I tis going to need at least three or four battery sets over 20 years as no current battery has an indefinite shelf life once installed, even if not ridden.
Maybe, or maybe not. We shouldn't be talking about shelf life, which means no recharging, and will kill from self discharge. Anything suffers from neglect. Similarly if we are recharging every day, or two or three times a day, lifetime will again be relatively short. But a usage scenario that draws the battery down to 30% and charges to 80% could last much longer. Folks who ride 50 miles a week, at low average speeds, (like my commuting scenario), might only need to recharge 60 times a year. Depending on the temperature of my garage, that battery might last an impressively long time. Probably not the 1000 recharge cycles / 60 recharges/ year = 16 years, but perhaps.
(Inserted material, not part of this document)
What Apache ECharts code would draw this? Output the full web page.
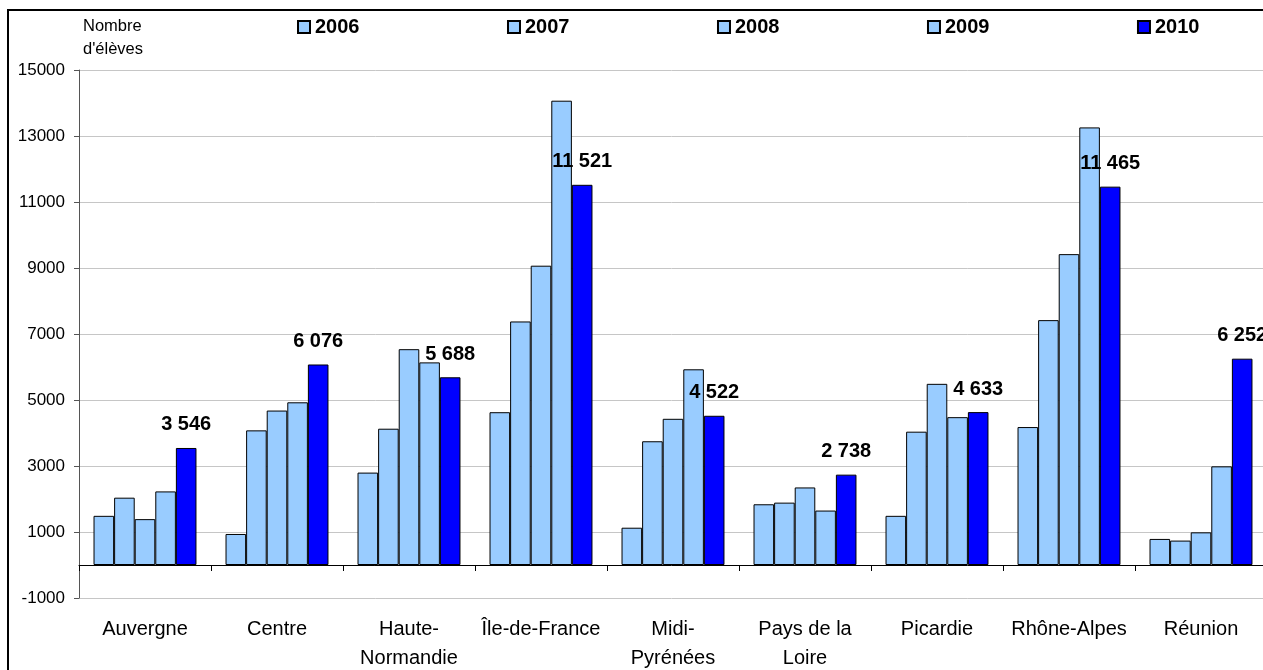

Industry standards say that batteries are officially dead when they can only be charged to 80% of their rated capacity. I bet there are a heck of a lot of gas powered motos out on the streets that, due to voluntary modifications, age and/or neglect, can't achieve 80% of factory claimed fuel tank range. We just fill them up more often. This is how a lot of us treat our cell phones, and laptops, they don't get new battery, they spend more time being charged
At least one person, much more educated than me, thinks that we can expect much more life from our LI-ion batteries, up to 20 years:
https://insideevs.com/news/317649/expert-what-you-know-about-lithium-batteries-is-wrong-can-last-up-to-20-years/I've got an old sealed lead acid car battery in utility service, that if it isn't already that age, is approaching 20. I'm sensitive to its needs and it does what I ask it to do, standing in for moto batteries on bikes being serviced, jumping cars, running an inverter, whatever needs doing. It gets re-charged when it needs it, a period that can be measured in weeks or months.